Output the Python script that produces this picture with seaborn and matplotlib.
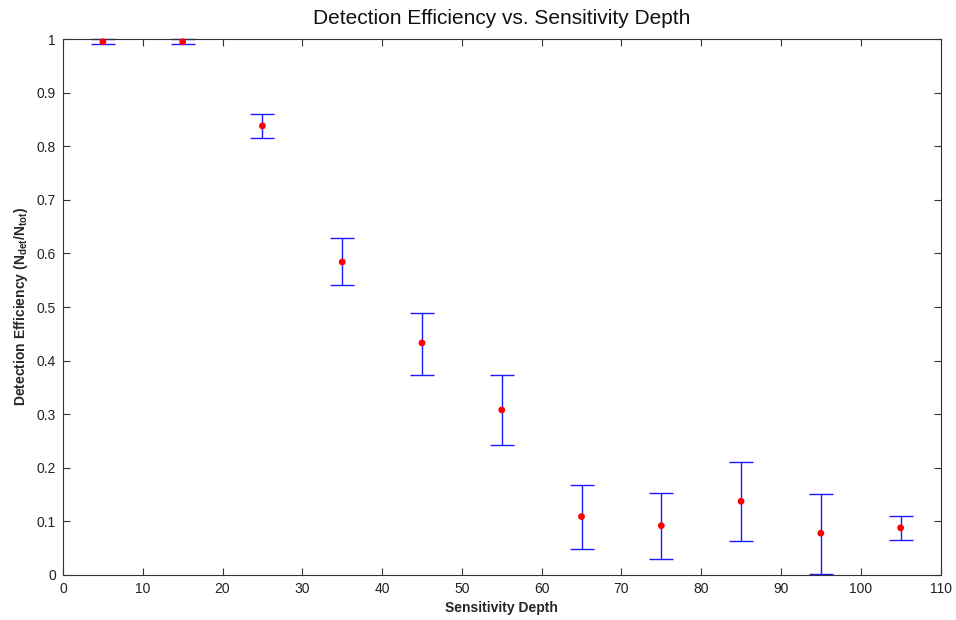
import matplotlib
matplotlib.use("Agg")
import matplotlib.pyplot as plt
import seaborn as sns
import numpy as np
import pandas as pd

depth = [5, 15, 25, 35, 45, 55, 65, 75, 85, 95, 105]
efficiency = [0.995, 0.995, 0.838, 0.584, 0.433, 0.308, 0.109, 0.092, 0.1375, 0.078, 0.088]
err_upper = [1.0, 1.0, 0.861, 0.629, 0.489, 0.373, 0.167, 0.153, 0.211, 0.151, 0.110]
err_lower = [0.99, 0.99, 0.815, 0.541, 0.373, 0.243, 0.0485, 0.030, 0.064, 0.0025, 0.066]

x_ticks = [0, 10, 20, 30, 40, 50, 60, 70, 80, 90, 100, 110]
y_ticks = [0, 0.1, 0.2, 0.3, 0.4, 0.5, 0.6, 0.7, 0.8, 0.9, 1]
y_tick_labels = ["0", "0.1", "0.2", "0.3", "0.4", "0.5", "0.6", "0.7", "0.8", "0.9", "1"]

sns.set_theme(style="white")
plt.rcParams['font.family'] = ['Liberation Sans', 'DejaVu Sans']
plt.rcParams['mathtext.fontset'] = 'custom'
plt.rcParams['mathtext.rm'] = 'Liberation Sans'
plt.rcParams['mathtext.bf'] = 'Liberation Sans:bold'

df = pd.DataFrame({"depth": depth, "eff": efficiency,
                   "lo": err_lower, "hi": err_upper})

fig = plt.figure(figsize=(9.56, 6.2), dpi=100)
ax = fig.add_axes([0.0659, 0.0726, 0.9179, 0.8644])

yerr = np.array([df["eff"] - df["lo"], df["hi"] - df["eff"]])
eb = ax.errorbar(df["depth"], df["eff"], yerr=yerr, fmt="none", ecolor="#1a1aff",
                 elinewidth=1.0, capsize=8.5, capthick=1.0, zorder=2)
for art in eb.lines[1] + eb.lines[2]:
    art.set_clip_on(False)
sns.scatterplot(data=df, x="depth", y="eff", ax=ax, color="#ff0000", s=24,
                edgecolor="none", zorder=3, clip_on=False)

ax.set_xlim(0, 110)
ax.set_ylim(0, 1)
ax.set_xticks(x_ticks)
ax.set_xticklabels([str(t) for t in x_ticks])
ax.set_yticks(y_ticks)
ax.set_yticklabels(y_tick_labels)

for s in ax.spines.values():
    s.set_color("#333333")
    s.set_linewidth(0.8)
ax.tick_params(direction="in", length=5, width=0.8, color="#333333",
               labelsize=10, labelcolor="#222222", top=True, right=True,
               bottom=True, left=True)
ax.tick_params(axis="x", pad=5)
ax.tick_params(axis="y", pad=5)

ax.set_title("Detection Efficiency vs. Sensitivity Depth", fontsize=15, pad=11,
             color="#111111")
ax.set_xlabel("Sensitivity Depth", fontsize=10, fontweight="bold", labelpad=4)
ax.set_ylabel(r"Detection Efficiency (N$_{\mathbf{det}}$/N$_{\mathbf{tot}}$)",
              fontsize=10, fontweight="bold", labelpad=5)

fig.savefig("out.png", dpi=100, facecolor="white")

What you have to do | In the listing above, find the lines holding the word "seaborn" and copy them.

Task result |
Output the Python script that produces this picture with seaborn and matplotlib.
import seaborn as sns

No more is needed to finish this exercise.